P(j|x,π,cost), the Adjusted Bayesian Probability. The P(x|j) is multiplied by the apriori probability (π) and a cost or loss function of the group, before the final P(j|x) calculations are carried out. The cost function for each group represents a cost or loss if a case erroneously fails to be allocated to the group

All the complexities of Bayesian Probability resides in establishing the P(x|j) table, the apriori probabilities, and the cost functions. Once these are determined, the final common calculations are quite straight forward.

The Bayesian Classification Algorithm The algorithm, as described in the example panel of this page, and carried out in the Bayesian Classification (Analysis of Reference Data) Program Page and Bayesian Classification (Adjust Reference Table) Program Page , represents the most basic Bayesian model. This model is often used to introduce students to the Bayesian concept.

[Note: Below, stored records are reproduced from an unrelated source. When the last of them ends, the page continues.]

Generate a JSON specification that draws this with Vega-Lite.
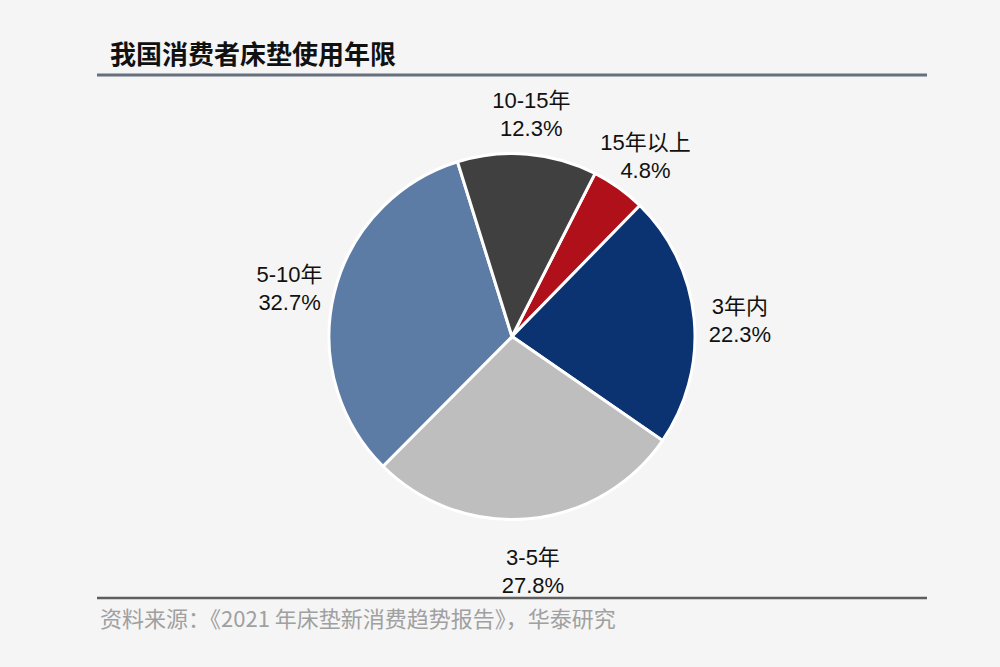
{
  "$schema": "https://vega.github.io/schema/vega-lite/v6.json",
  "width": 830,
  "height": 523,
  "autosize": {"type": "none"},
  "padding": {"left": 97, "top": 75, "right": 73, "bottom": 69},
  "background": "#f5f5f5",
  "config": {"view": {"stroke": null}},
  "title": {
    "text": "我国消费者床垫使用年限",
    "anchor": "start",
    "frame": "group",
    "offset": 5,
    "dx": 13,
    "fontSize": 26,
    "fontWeight": "bold",
    "font": "Noto Sans CJK SC",
    "color": "#111111"
  },
  "data": {
    "values": [
      {"cat": "15年以上", "pct": 4.8, "ord": 1},
      {"cat": "3年内", "pct": 22.3, "ord": 2},
      {"cat": "3-5年", "pct": 27.8, "ord": 3},
      {"cat": "5-10年", "pct": 32.7, "ord": 4},
      {"cat": "10-15年", "pct": 12.3, "ord": 5}
    ]
  },
  "layer": [
    {
      "mark": {"type": "arc", "outerRadius": 183, "stroke": "#ffffff", "strokeWidth": 3},
      "encoding": {
        "theta": {"field": "pct", "type": "quantitative", "stack": true, "scale": {"range": [0.4712, 6.7544]}},
        "order": {"field": "ord", "type": "quantitative"},
        "color": {
          "field": "cat",
          "type": "nominal",
          "scale": {
            "domain": ["15年以上", "3年内", "3-5年", "5-10年", "10-15年"],
            "range": ["#b0101a", "#0b3372", "#bebebe", "#5c7ca5", "#404040"]
          },
          "legend": null
        }
      }
    },
    {
      "transform": [{"calculate": "datum.cat + '\\n' + format(datum.pct, '.1f') + '%'", "as": "label"}],
      "mark": {
        "type": "text",
        "radius": 229,
        "dy": -7,
        "fontSize": 22,
        "lineBreak": "\n",
        "lineHeight": 28,
        "baseline": "middle",
        "font": "Liberation Sans, Noto Sans CJK SC",
        "color": "#111111"
      },
      "encoding": {
        "theta": {"field": "pct", "type": "quantitative", "stack": true, "scale": {"range": [0.4712, 6.7544]}},
        "order": {"field": "ord", "type": "quantitative"},
        "text": {"field": "label", "type": "nominal"}
      }
    },
    {
      "data": {"values": [{}]},
      "mark": {"type": "rule", "color": "#66707f", "strokeWidth": 3},
      "encoding": {"y": {"value": 0}}
    },
    {
      "data": {"values": [{}]},
      "mark": {"type": "rule", "color": "#5e5e5e", "strokeWidth": 2.5},
      "encoding": {"y": {"value": {"expr": "height"}}}
    },
    {
      "data": {"values": [{"t": "资料来源：《2021 年床垫新消费趋势报告》，华泰研究"}]},
      "mark": {"type": "text", "align": "left", "baseline": "middle", "fontSize": 22, "color": "#a0a0a0", "font": "Noto Sans CJK SC"},
      "encoding": {
        "text": {"field": "t", "type": "nominal"},
        "x": {"value": 3},
        "y": {"value": {"expr": "height + 22"}}
      }
    }
  ]
}
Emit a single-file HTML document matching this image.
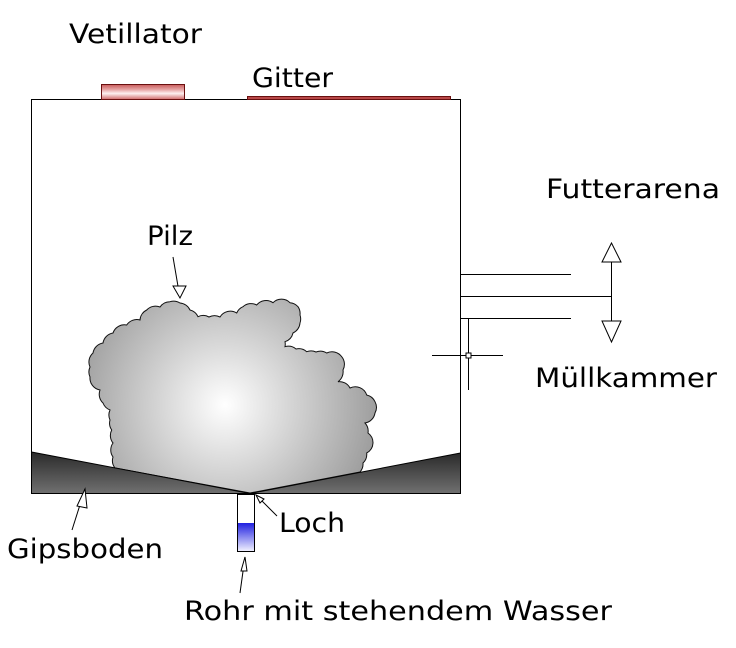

The advantages of using this model are :

It is simple, intuitively easy to understand and accept, and not prone to errors and misinterpretations
All the model building and mathematics are carried out up front. The statistician assists in model building and derive the probability tables to be used. Once these are established, the tables are in the form of a manual that can be consulted by the user in decision making, and no further technical expertise is required.

The disadvantages are :

The probability table can be very large. The number of patterns to be used are 2ⁿ for n characteristics, 2 alternatives for one characteristic, 4 for 2, 8 for 3, and so on. In situations such as medical diagnosis, where up to 10 parameters are taken into consideration, the sheer size of the probability table becomes untenable.
Not only is the volume a problem. The reference data set requires sufficient examples for all combinations to build a stable and reproducible model, and this may be difficult to obtain.

Wikipedia. History and basic theoretical consideration of Bayes Theorem.

Wikipedia. Modern adaptation and use of Bayesian probability, terminologies, and some formulae.

Overall JE and Klett CJ (1972) Applied Multivariate Analysis. McGraw Hill Series in Psychology. McGraw Hill Book Company New York. Library of Congress No. 73-14716407-047935-6 p.329-344. This is where I got the algorithm from.